In the Berlin EPT, I made a call against Vlad Zguba (a Team PokerStars pro from Ukraine) that shocked the table. I kept quiet at the time, but I will tell you why I made it.
With blinds of 300-600 (ante 50), Zguba raised to 1,600. I called from the big blind with 7♦ 9♦.
The flop came 5♠ 6♠ 2♥: we both checked. The turn came 9♠: I bet 2,500 and he called. The river was K♠. Ugh. Any spade or king now beat me. I checked. Zguba bet 5,000.
Many people would pass second pair here without thinking. But you must always stop to think. This is an aggressive player with position. He couldn't check an overpair on that dangerous flop, and wouldn't check a flush draw. On the turn, if he had one big spade (the A or Q), he would raise – he's too good to make a weak, hopeful call with one card to come. When he flat-called the turn, I had a strong sense that he was "floating", planning to bluff the river.
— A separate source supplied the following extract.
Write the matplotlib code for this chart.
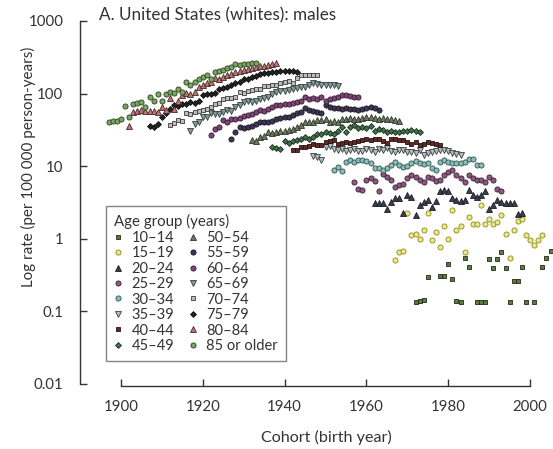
import numpy as np
import matplotlib
matplotlib.use('Agg')
import matplotlib.pyplot as plt
from matplotlib.ticker import NullLocator

plt.rcParams['font.family'] = ['Lato', 'DejaVu Sans']

age_groups = ['10–14', '15–19', '20–24', '25–29', '30–34', '35–39', '40–44', '45–49',
              '50–54', '55–59', '60–64', '65–69', '70–74', '75–79', '80–84', '85 or older']
first_cohort = [1972, 1967, 1962, 1957, 1952, 1947, 1942, 1937,
                1932, 1927, 1922, 1917, 1912, 1907, 1902, 1897]

nan = np.nan
r10_14 = [0.136, 0.14, 0.143, 0.30, nan, nan, 0.31, 0.31, 0.45, 0.28, 0.14, 0.136, 0.55, 0.41, nan,
          0.133, 0.133, 0.133, 0.52, 0.39, 0.52, 0.66, 0.39, 0.133, 0.26, 0.26, 0.41, 0.135, nan,
          0.135, nan, 0.41, 0.55, 0.68, nan, nan, nan]
r15_19 = [0.51, 0.66, 0.68, 2.25, 1.13, 1.16, 1.0, 1.34, 2.3, 0.95, 1.25, 0.76, 1.5, 0.99, 2.5,
          1.34, 1.5, 0.66, 2.0, 1.6, 1.6, 2.9, 1.6, 1.85, 1.6, 1.7, 2.1, 1.18, 0.54, 1.34, 1.78,
          1.9, 1.13, 0.95, 0.82, 0.95, 1.13]
r20_24 = [3.1, 3.1, 3.1, 2.6, 3.2, 3.7, 3.6, 2.3, 4.0, 3.8, 2.1, 2.9, 3.2, 3.4, 2.7, 3.3, 4.5,
          4.7, 4.6, 3.6, 3.4, 3.3, 3.4, 4.7, 4.0, 3.8, 4.0, 4.5, 2.6, 2.9, 3.4, 3.2, 3.1, 3.1,
          3.1, 2.2, 2.3]
r25_29 = [6.1, 4.9, 4.7, 6.5, 6.8, 6.3, 4.6, 7.9, 7.2, 6.5, 5.2, 5.5, 5.6, 6.8, 7.6, 7.1, 6.5,
          6.1, 7.1, 6.8, 6.3, 6.5, 7.6, 8.4, 8.9, 7.5, 6.8, 6.1, 7.6, 6.8, 6.5, 6.5, 6.1, 7.2,
          6.5, 4.9, 4.5]
r30_34 = [8.9, 9.6, 8.5, 11.4, 12.1, 11.5, 12, 12.1, 11.8, 11, 9.3, 9.5, 8.9, 9.3, 10.5, 11.4,
          10.5, 9.8, 10, 10.9, 11.8, 11.2, 10.8, 10.9, 9.3, 8.9, 11.4, 12.1, 11.5, 11, 10.9,
          11.2, 11.5, 12.6, 12.5, 10.3, 10.3]
r35_39 = [14, 13.5, 12, 18.6, 19, 17.5, 16.5, 17, 16, 16.5, 17, 16.3, 16, 17, 16.5, 15.5, 17,
          16.5, 17.7, 16, 15.8, 16.5, 16.5, 15.8, 15.5, 15, 16.5, 14.2, 15, 15.8, 16, 16.5,
          16.5, 16, 15, 14.5, 14.2]
r40_44 = [16.5, 16.7, 18.6, 18.5, 19, 20, 19.5, 19.5, 21.6, 22, 22.9, 20.5, 21, 21.5, 21, 21.5,
          22, 23, 23.5, 23, 24, 23.5, 22.5, 21, 24, 23.5, 23, 23, 21.5, 20.5, 21.6, 19.5, 20,
          21.6, 21, 20, 19.5]
r45_49 = [18.6, 18, 17.5, 22, 21, 22, 23, 24, 25, 24, 25, 28, 28, 30, 29, 28, 31, 35, 30, 35,
          37, 34, 35, 34, 36, 31, 33, 32, 30, 31, 30, 30, 31, 31, 32, 31, 30]
r50_54 = [23, 22, 25, 26, 30, 29, 30, 31, 31, 32, 33, 35, 37, 41, 41, 40, 43, 43, 44, 41, 42,
          41, 44, 45, 46, 44, 44, 46, 47, 48, 46, 45, 46, 45, 44, 43, 42]
r55_59 = [24, 30, 35, 34, 35, 36, 38, 40, 41, 41, 42, 45, 46, 48, 47, 50, 54, 56, 63, 60, 58,
          56, 54, 70, 66, 64, 63, 62, 63, 61, 62, 60, 62, 63, 66, 63, 60]
r60_64 = [27, 33, 35, 43, 41, 44, 45, 46, 49, 51, 53, 56, 59, 58, 62, 66, 70, 70, 72, 73, 75,
          76, 78, 91, 85, 88, 83, 91, 80, 85, 88, 90, 95, 95, 93, 91, 89]
r65_69 = [31, 38, 41, 48, 47, 54, 52, 53, 55, 60, 58, 65, 70, 77, 80, 77, 80, 85, 88, 91, 98,
          106, 110, 108, 112, 115, 120, 124, 124, 130, 139, 136, 133, 133, 130, 130, 128]
r70_74 = [37, 39, 43, 42, 54, 53, 55, 58, 59, 62, 66, 73, 75, 85, 88, 87, 91, 106, 103, 110,
          112, 115, 115, 126, 128, 130, 133, 139, 146, 150, 139, 163, 180, 178, 180, 180, 178]
r75_79 = [36, 35, 38, 48, 54, 62, 70, 68, 72, 73, 77, 74, 78, 95, 100, 98, 103, 115, 118, 124,
          130, 139, 145, 157, 160, 171, 176, 185, 193, 190, 197, 200, 206, 204, 208, 206, 200]
r80_84 = [36, 55, 57, 59, 57, 57, 57, 56, 65, 60, 88, 62, 80, 95, 103, 100, 106, 124, 130, 139,
          145, 163, 158, 170, 180, 185, 200, 207, 210, 215, 223, 232, 238, 240, 248, 255, 262]
r85_plus = [41, 42, 42, 44, 67, 47, 73, 75, 77, 65, 89, 78, 98, 78, 100, 106, 103, 115, 106,
            143, 130, 146, 157, 171, 182, 157, 200, 206, 214, 222, 235, 256, 248, 256, 252, 262, 267]

rates = [r10_14, r15_19, r20_24, r25_29, r30_34, r35_39, r40_44, r45_49,
         r50_54, r55_59, r60_64, r65_69, r70_74, r75_79, r80_84, r85_plus]

markers = ['s', 'o', '^', 'o', 'o', 'v', 's', 'D', '^', 'o', 'o', 'v', 's', 'D', '^', 'o']
faces = ['#5d7a45', '#ebe787', '#3b3d4f', '#8a5a7c', '#8cbcb7', '#b4bcbc', '#5e2a26', '#41704a',
         '#6a7862', '#3d3552', '#7c4576', '#849898', '#bcbcbc', '#222222', '#b87676', '#7aa660']
edges = ['#1e2a12', '#8c8a1e', '#1d1d28', '#3d2035', '#2f5552', '#3a4040', '#2a1210', '#1a2e1c',
         '#2e3528', '#1a1525', '#351a30', '#344040', '#3a3a3a', '#101010', '#4a2828', '#2b3f20']
msizes = [3.5, 3.7, 3.8, 3.7, 3.7, 3.8, 3.5, 3.0, 3.8, 3.7, 3.7, 3.8, 3.5, 3.0, 3.8, 3.7]

txt = '#333333'

fig = plt.figure(figsize=(5.53, 4.49), dpi=100)
ax = fig.add_axes([80 / 553, 1 - 386 / 449, 473 / 553, 365 / 449])
ax.set_yscale('log')

for lab, start, vals, m, fc, ec, ms in zip(age_groups, first_cohort, rates, markers, faces, edges, msizes):
    v = np.array(vals, dtype=float)
    coh = start + np.arange(len(v))
    ax.plot(coh, v, linestyle='none', marker=m, ms=ms, mfc=fc, mec=ec, mew=0.6, label=lab)

ax.set_xlim(1890, 2005.6)
ax.set_ylim(0.00938, 1000)
ax.set_yticks([0.01, 0.1, 1, 10, 100, 1000])
ax.set_yticklabels(['0.01', '0.1', '1', '10', '100', '1000'])
ax.yaxis.set_minor_locator(NullLocator())
ax.set_xticks([1900, 1920, 1940, 1960, 1980, 2000])
ax.tick_params(direction='in', length=5, width=1, color=txt, labelsize=10.8, labelcolor=txt)
ax.tick_params(axis='y', pad=12)
ax.tick_params(axis='x', pad=10)

for s in ['top', 'right']:
    ax.spines[s].set_visible(False)
for s in ['left', 'bottom']:
    ax.spines[s].set_color(txt)
    ax.spines[s].set_linewidth(1)
ax.spines['left'].set_bounds(0.01, 1000)
ax.spines['bottom'].set_bounds(1900, 2000)

leg = ax.legend(ncol=2, loc='lower left', bbox_to_anchor=(0.055, 0.0685), borderaxespad=0,
                title='Age group (years)', fontsize=10.5, title_fontsize=10.8, frameon=True,
                fancybox=False, edgecolor='#666666', handlelength=0.6, handletextpad=0.6,
                columnspacing=1.0, labelspacing=0.1, borderpad=0.55, markerscale=1.0)
leg._legend_box.align = 'left'
leg.get_frame().set_linewidth(1)
for t in leg.get_texts():
    t.set_color(txt)
leg.get_title().set_color(txt)

fig.text(99 / 553, 1 - 15 / 449, 'A. United States (whites): males', fontsize=12.3,
         color=txt, ha='left', va='center')
fig.text(28 / 553, 1 - 167 / 449, 'Log rate (per 100 000 person-years)', fontsize=10.9,
         color=txt, rotation=90, ha='center', va='center')
fig.text(326 / 553, 1 - 437 / 449, 'Cohort (birth year)', fontsize=11.6,
         color=txt, ha='center', va='center')

fig.savefig('out.png', dpi=100)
But the K♠ changes everything. If he had a small spade, making a flush, he would no longer need to bluff. Bluffing now means "betting without a spade". If he's paired the king, he's never going to bet. If he's been slow-playing a flopped set, he wouldn't bet either. So: no pair, no set, no small two-card flush, no big one-card flush. What hand, then, is beating mine? Only a hand with the 10 or jack of spades in it. If he doesn't have the 10 or jack of spades, he has nothing.
Those are odds I am happy to take. I called, he showed A♦ Q♦ and I won a 19,000-chip pot. (To offset this chirping: I didn't even cash in the tournament.)